Superado ese trauma, llega la fila interminable para embarcar. Todos corren como si el avión fuera un bus urbano. Encuentro mi asiento junto a la ventana -porque me gusta admirar las nubes de algodón que la creación puso solo para mí- y me dispongo a relajarme. Pero no, mi vecino parlanchín, de esos que hacen hablar hasta las piedras, decide entablar conversación.

Llega el lunch, un intento de engaño culinario que nos sirven en bandeja. El olor a carne sancochada invade la cabina y percibo una empanada viajera de incógnito.
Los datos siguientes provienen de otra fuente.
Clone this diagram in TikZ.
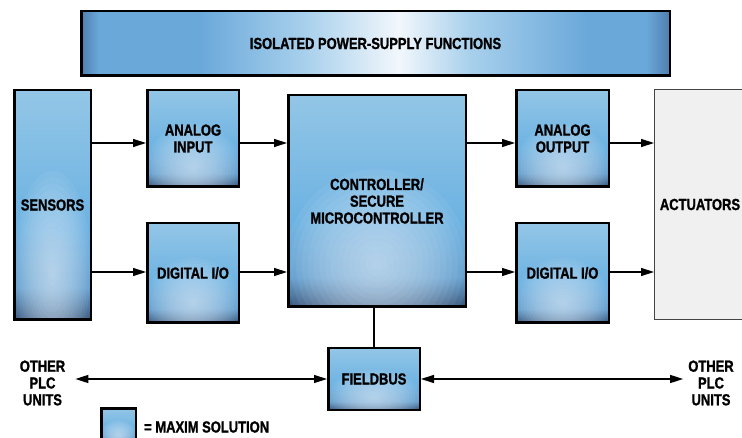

Pido una copa de vino, por salud mental, pero el vecino sigue interrogando sobre nuestro destino, y yo empiezo a pensar que debería haber pedido lago más fuerte.

La azafata aparece como una visión celestial: sonrisa impecable, moño perfecto y serenidad inalterable. Se enciende la señal de “abrochar cinturones” y el capitán, con voz de galán de radio nocturna, anuncia: “atravesamos una pequeña turbulencia”. Pequeña, dice él, mientras yo rezo en todos los idiomas y considero abrazar al vecino, que de repente me parece bastante atractivo ante un aterrizaje forzoso.

Las copas de vino hacen efecto y llega el momento inevitable: ir al baño. Ese cubículo diminuto donde apenas puedes moverte sin golpearte la cabeza. Entre turbulencias y espacio mínimo, me siento como una frutilla dando vueltas en la licuadora, aunque la señal de “no moverse del asiento” ya esté apagada.

Una llegada pacífica

Cuando finalmente tocamos tierra, los pasajeros aplauden -porque en Latinoamérica no confiamos ni en los frenos hidráulicos-. Me levanto como puedo, esquivando maletas, bolsos y codazos, y avanzo hacia la salida, despeinada, deshidratada, pero viva.

Viajar me enseña mucho: que la elegancia no sobrevive a un vuelo, que el control migratorio detecta hasta tus malas decisiones, y que, pase lo que pase, siempre habrá alguien recordándote que “el clima en destino es agradable”, aunque tu peinado diga lo contrario.